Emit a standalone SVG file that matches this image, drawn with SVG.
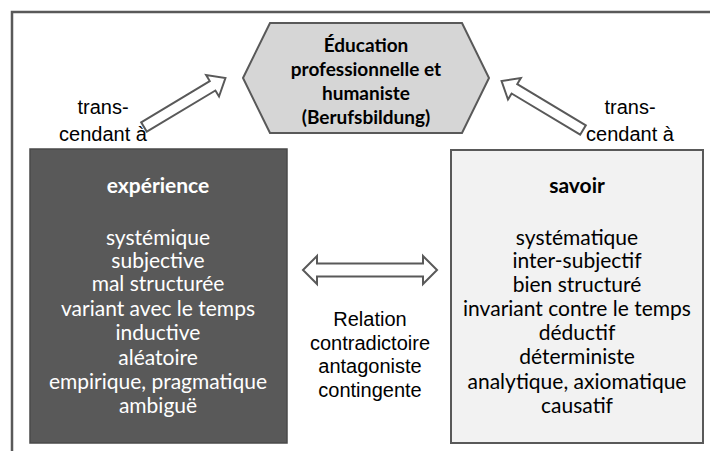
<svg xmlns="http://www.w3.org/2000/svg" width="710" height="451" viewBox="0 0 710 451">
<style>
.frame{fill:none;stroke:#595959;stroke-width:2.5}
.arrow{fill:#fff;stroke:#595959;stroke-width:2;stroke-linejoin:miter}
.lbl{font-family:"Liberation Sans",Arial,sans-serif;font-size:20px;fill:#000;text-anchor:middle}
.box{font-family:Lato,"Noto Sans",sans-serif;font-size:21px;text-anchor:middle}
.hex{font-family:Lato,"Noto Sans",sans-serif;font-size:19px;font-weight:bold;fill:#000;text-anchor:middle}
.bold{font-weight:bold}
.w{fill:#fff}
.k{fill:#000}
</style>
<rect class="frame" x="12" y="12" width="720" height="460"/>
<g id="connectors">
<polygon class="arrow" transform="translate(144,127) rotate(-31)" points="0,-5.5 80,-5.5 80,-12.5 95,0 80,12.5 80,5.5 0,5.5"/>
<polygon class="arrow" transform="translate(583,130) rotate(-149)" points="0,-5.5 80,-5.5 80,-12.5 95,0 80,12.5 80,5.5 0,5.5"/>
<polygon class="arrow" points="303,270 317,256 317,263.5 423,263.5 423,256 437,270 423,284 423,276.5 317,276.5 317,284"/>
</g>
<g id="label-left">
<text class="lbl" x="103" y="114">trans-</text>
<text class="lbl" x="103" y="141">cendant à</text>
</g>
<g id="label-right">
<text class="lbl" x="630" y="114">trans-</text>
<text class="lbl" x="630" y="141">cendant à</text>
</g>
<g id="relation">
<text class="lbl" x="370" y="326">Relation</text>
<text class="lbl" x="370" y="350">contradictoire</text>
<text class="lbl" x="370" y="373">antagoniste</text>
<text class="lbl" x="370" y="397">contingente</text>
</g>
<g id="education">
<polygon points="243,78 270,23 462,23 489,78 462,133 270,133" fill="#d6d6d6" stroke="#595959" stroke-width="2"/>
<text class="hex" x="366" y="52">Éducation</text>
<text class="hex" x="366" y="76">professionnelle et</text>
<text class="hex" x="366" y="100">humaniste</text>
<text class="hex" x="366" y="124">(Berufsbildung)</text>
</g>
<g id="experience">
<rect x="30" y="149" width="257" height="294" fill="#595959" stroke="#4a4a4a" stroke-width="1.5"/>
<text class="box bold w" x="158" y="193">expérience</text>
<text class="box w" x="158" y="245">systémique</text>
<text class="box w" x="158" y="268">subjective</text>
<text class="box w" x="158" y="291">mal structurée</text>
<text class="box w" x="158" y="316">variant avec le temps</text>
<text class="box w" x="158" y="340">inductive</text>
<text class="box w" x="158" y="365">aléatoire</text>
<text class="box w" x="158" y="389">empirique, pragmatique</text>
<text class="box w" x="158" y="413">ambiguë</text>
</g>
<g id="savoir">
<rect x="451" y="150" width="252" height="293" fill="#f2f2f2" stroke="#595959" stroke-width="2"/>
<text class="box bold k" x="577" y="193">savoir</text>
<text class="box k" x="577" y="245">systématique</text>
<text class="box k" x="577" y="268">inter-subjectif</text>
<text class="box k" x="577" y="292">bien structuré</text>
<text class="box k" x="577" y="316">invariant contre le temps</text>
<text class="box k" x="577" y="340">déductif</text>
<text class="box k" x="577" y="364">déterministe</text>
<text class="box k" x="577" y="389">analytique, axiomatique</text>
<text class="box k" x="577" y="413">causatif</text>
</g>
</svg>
· · · ·
### The problem
Copy out all of the material exactly as written, without its pictures.

### Expected answer
Emit a standalone SVG file that matches this image, drawn with SVG.
<svg xmlns="http://www.w3.org/2000/svg" width="710" height="451" viewBox="0 0 710 451">
<style>
.frame{fill:none;stroke:#595959;stroke-width:2.5}
.arrow{fill:#fff;stroke:#595959;stroke-width:2;stroke-linejoin:miter}
.lbl{font-family:"Liberation Sans",Arial,sans-serif;font-size:20px;fill:#000;text-anchor:middle}
.box{font-family:Lato,"Noto Sans",sans-serif;font-size:21px;text-anchor:middle}
.hex{font-family:Lato,"Noto Sans",sans-serif;font-size:19px;font-weight:bold;fill:#000;text-anchor:middle}
.bold{font-weight:bold}
.w{fill:#fff}
.k{fill:#000}
</style>
<rect class="frame" x="12" y="12" width="720" height="460"/>
<g id="connectors">
<polygon class="arrow" transform="translate(144,127) rotate(-31)" points="0,-5.5 80,-5.5 80,-12.5 95,0 80,12.5 80,5.5 0,5.5"/>
<polygon class="arrow" transform="translate(583,130) rotate(-149)" points="0,-5.5 80,-5.5 80,-12.5 95,0 80,12.5 80,5.5 0,5.5"/>
<polygon class="arrow" points="303,270 317,256 317,263.5 423,263.5 423,256 437,270 423,284 423,276.5 317,276.5 317,284"/>
</g>
<g id="label-left">
<text class="lbl" x="103" y="114">trans-</text>
<text class="lbl" x="103" y="141">cendant à</text>
</g>
<g id="label-right">
<text class="lbl" x="630" y="114">trans-</text>
<text class="lbl" x="630" y="141">cendant à</text>
</g>
<g id="relation">
<text class="lbl" x="370" y="326">Relation</text>
<text class="lbl" x="370" y="350">contradictoire</text>
<text class="lbl" x="370" y="373">antagoniste</text>
<text class="lbl" x="370" y="397">contingente</text>
</g>
<g id="education">
<polygon points="243,78 270,23 462,23 489,78 462,133 270,133" fill="#d6d6d6" stroke="#595959" stroke-width="2"/>
<text class="hex" x="366" y="52">Éducation</text>
<text class="hex" x="366" y="76">professionnelle et</text>
<text class="hex" x="366" y="100">humaniste</text>
<text class="hex" x="366" y="124">(Berufsbildung)</text>
</g>
<g id="experience">
<rect x="30" y="149" width="257" height="294" fill="#595959" stroke="#4a4a4a" stroke-width="1.5"/>
<text class="box bold w" x="158" y="193">expérience</text>
<text class="box w" x="158" y="245">systémique</text>
<text class="box w" x="158" y="268">subjective</text>
<text class="box w" x="158" y="291">mal structurée</text>
<text class="box w" x="158" y="316">variant avec le temps</text>
<text class="box w" x="158" y="340">inductive</text>
<text class="box w" x="158" y="365">aléatoire</text>
<text class="box w" x="158" y="389">empirique, pragmatique</text>
<text class="box w" x="158" y="413">ambiguë</text>
</g>
<g id="savoir">
<rect x="451" y="150" width="252" height="293" fill="#f2f2f2" stroke="#595959" stroke-width="2"/>
<text class="box bold k" x="577" y="193">savoir</text>
<text class="box k" x="577" y="245">systématique</text>
<text class="box k" x="577" y="268">inter-subjectif</text>
<text class="box k" x="577" y="292">bien structuré</text>
<text class="box k" x="577" y="316">invariant contre le temps</text>
<text class="box k" x="577" y="340">déductif</text>
<text class="box k" x="577" y="364">déterministe</text>
<text class="box k" x="577" y="389">analytique, axiomatique</text>
<text class="box k" x="577" y="413">causatif</text>
</g>
</svg>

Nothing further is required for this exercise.